According to research studies the diaphragm is poor in muscular receptors – there are few of them there. The majority of available neuromuscular spindles signify the beginning and the end of inhalation but not its course (Corda et al., 1965; Granit, 1970). According to some authors the contractions of the diaphragm is regulated by receptors of the lungs and intercostal muscles (Glebovsky, 1973). (3)
Under conditions of Bhastika (hyperventilation) the expiratory muscles become active. The intercostal expiratory muscles must be deactivated in order to maintain the ventilation; and in some moment the ability of managing the diaphragm may become necessary. (4)
We must also take into consideration that the accumulation of tension in muscles and lung tissue in the course of performing Bhastrika at some certain point results in one’s inability to cope with it. The excitation as if spreads over the respiratory neurons that control the respiratory muscles and it ceases to be local (the effect of temporal and spatial summation).
At the stage of mastering the set task any zones that a person can produce exhalation with will be actively involved. Up to reproduction of archaic reflexes – the activation of intercostal muscles, neck, shoulders and so on. (5)
Those who have tried – they do know.
And intercostal-phrenic reflex is no exception: the intercostal muscles are those that are most actively involved.

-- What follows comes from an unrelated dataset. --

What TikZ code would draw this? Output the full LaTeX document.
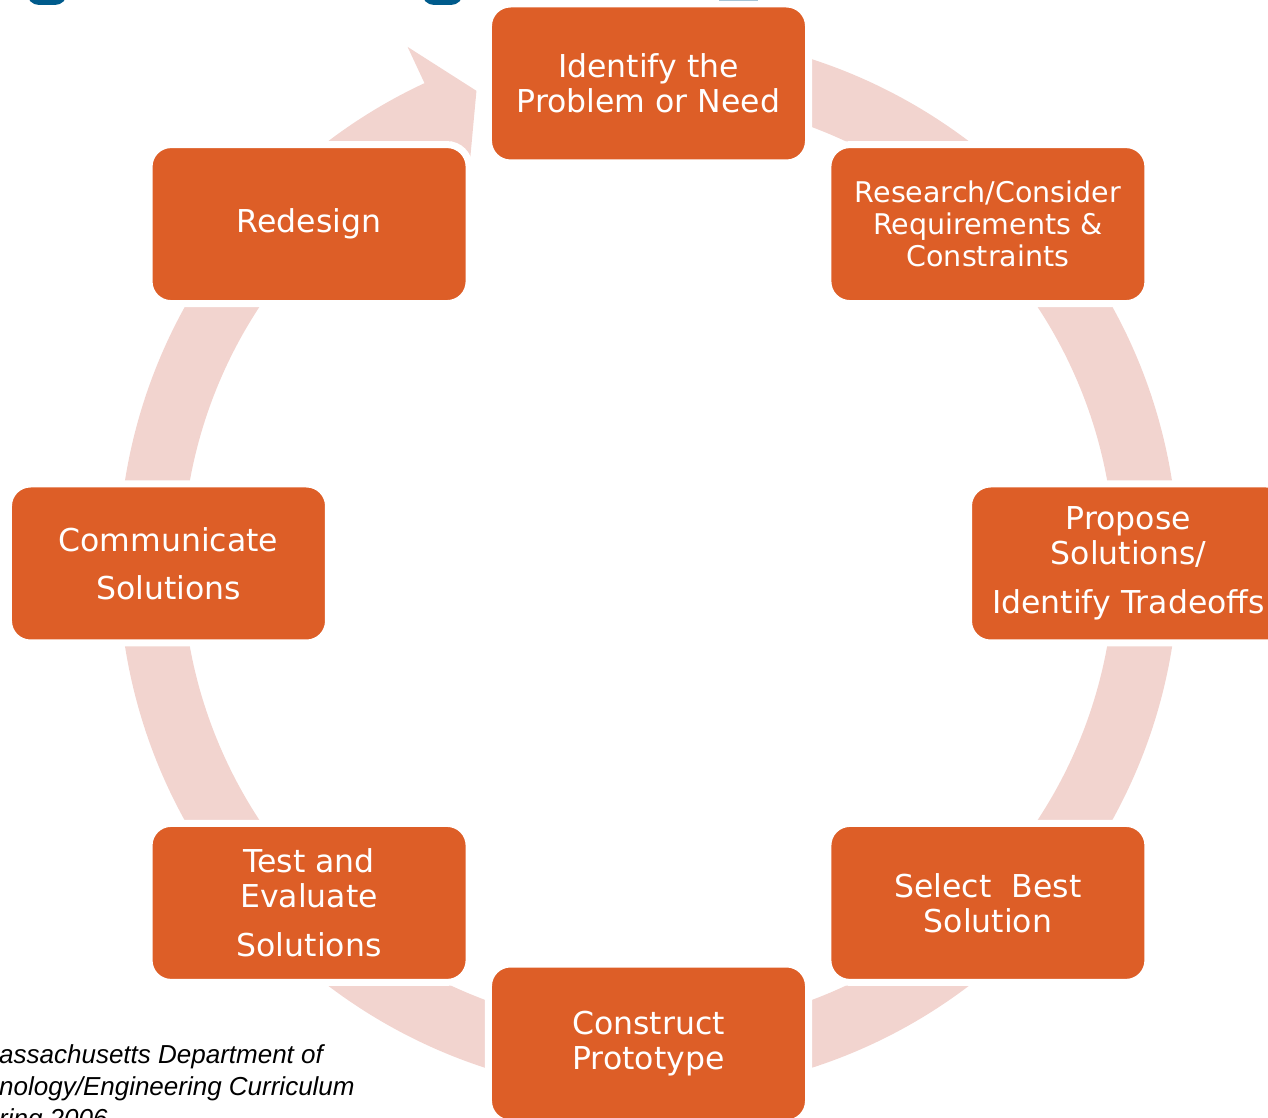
\documentclass[tikz,border=0pt]{standalone}
\usepackage{fontspec}
\setmainfont{DejaVu Sans}
\newfontfamily\notefont{Liberation Sans}
\definecolor{stageorange}{RGB}{221,94,39}
\definecolor{ringpink}{RGB}{242,212,207}
\definecolor{topblue}{RGB}{0,91,140}
\tikzstyle{stage}=[rectangle,rounded corners=22pt,draw=white,line width=7pt,fill=stageorange,text=white,minimum width=320pt,minimum height=159pt,inner sep=0pt,align=center,font=\fontsize{31.5}{35}\selectfont]
\tikzstyle{note}=[anchor=base west,inner sep=0pt,font=\notefont\itshape\fontsize{26}{31}\selectfont]

\begin{document}
\begin{tikzpicture}[x=1pt,y=1pt]
  \useasboundingbox (-648.5,-554.5) rectangle (619.5,563.5);
  \clip (-648.5,-554.5) rectangle (619.5,563.5);
  %cut-off bits along the top edge
  \fill[topblue,rounded corners=12pt] (-621.5,590) rectangle (-581.5,558.5);
  \fill[topblue,rounded corners=12pt] (-226.5,590) rectangle (-185.5,558.5);
  \fill[topblue] (70.5,563.5) rectangle (109.5,561);
  %ring with its arrow head, behind the boxes
  \fill[ringpink] (100:530) arc[start angle=100,end angle=-245,radius=530]
    -- (115:570) -- (110:503) -- (115:426) -- (115:466)
    arc[start angle=-245,end angle=100,radius=466] -- cycle;
  \node[stage] (problem) at (90:480) {Identify the\\Problem or Need};
  \node[stage,font=\fontsize{28.5}{32}\selectfont] (research) at (45:480) {Research/Consider\\Requirements \&\\Constraints};
  \node[stage] (propose) at (0:480) {Propose\\Solutions/\\[14pt]Identify Tradeoffs};
  \node[stage] (select) at (-45:480) {Select\ \ Best\\Solution};
  \node[stage] (construct) at (-90:480) {Construct\\Prototype};
  \node[stage] (test) at (-135:480) {Test and\\Evaluate\\[14pt]Solutions};
  \node[stage] (communicate) at (180:480) {Communicate\\[13pt]Solutions};
  \node[stage] (redesign) at (135:480) {Redesign};
  %source note, bottom left
  \node[note] (note1) at (-649.5,-499.5) {assachusetts Department of};
  \node[note] (note2) at (-649.5,-531.5) {nology/Engineering Curriculum};
  \node[note] (note3) at (-649.5,-563.5) {ring 2006};
\end{tikzpicture}
\end{document}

In the described conditions it is only by means of conscious action that a person may maintain the optimum of the move. It is not the body with its habitual reflexes that chooses. The one to choose is the man. Who learns to choose. Under his own established conditions of necessity of sophisticated management of the system that would have not been actualized beyond the state of total tension. To my opinion this state comes as an essential prerequisite for forming the capability of subtle, point-like control of one’s body. Of each individual muscle.
By means of creating conscious effort we may destroy the obsolescent reflexes and form new interneuronic connections, new functional centers in the brain (A. P. Anokhin).
While the objective of the breathing system is the provision of uninterrupted air conduct, the task of the man is that of skillful management of the most complex, multicomponent respiratory apparatus.
Yoga gives instruments for such management. For taking care of one’s body. For one’s transformation.
To be continued…
The above-given figure shows the air flow curves under conditions of various expiratory muscular effort. They differ only in their initial point – this speaking for independence of the air flow from the muscular effort halfway through and at the end of the exhalation.
(2) The model is in a certain way simplified (the air has the ability of moving within the lungs).
(3) We spoke about intercostal-phrenic reflex in the section 1.
(4) But this is a question for further research in the field of Yoga-therapy. And for more “volumetric” type of breathing – such sophisticated manipulation with the diaphragm is better mastered when in slow pace.
(5) I. S. Breslav in his analysis of respiration system draws attention to the fact that in terms of phylogeny (in the process of development from one species to another) the ventilation of lungs was evolving from locomotor movements of the body. (I. S. Breslav., 1981; I. S. Breslav. Beathing Patterns, 1984.). In this scope the act of inhalation complies with unbending (stretching), while the one of exhalation – with bending of the body.
In continuation of these speculation [we should say that] these movements may be also associated with emotional states of the practitioner, his behavioral patterns (A.G. Safronov. Yoga: Physiology, Psychosomatics, Bioenergetics).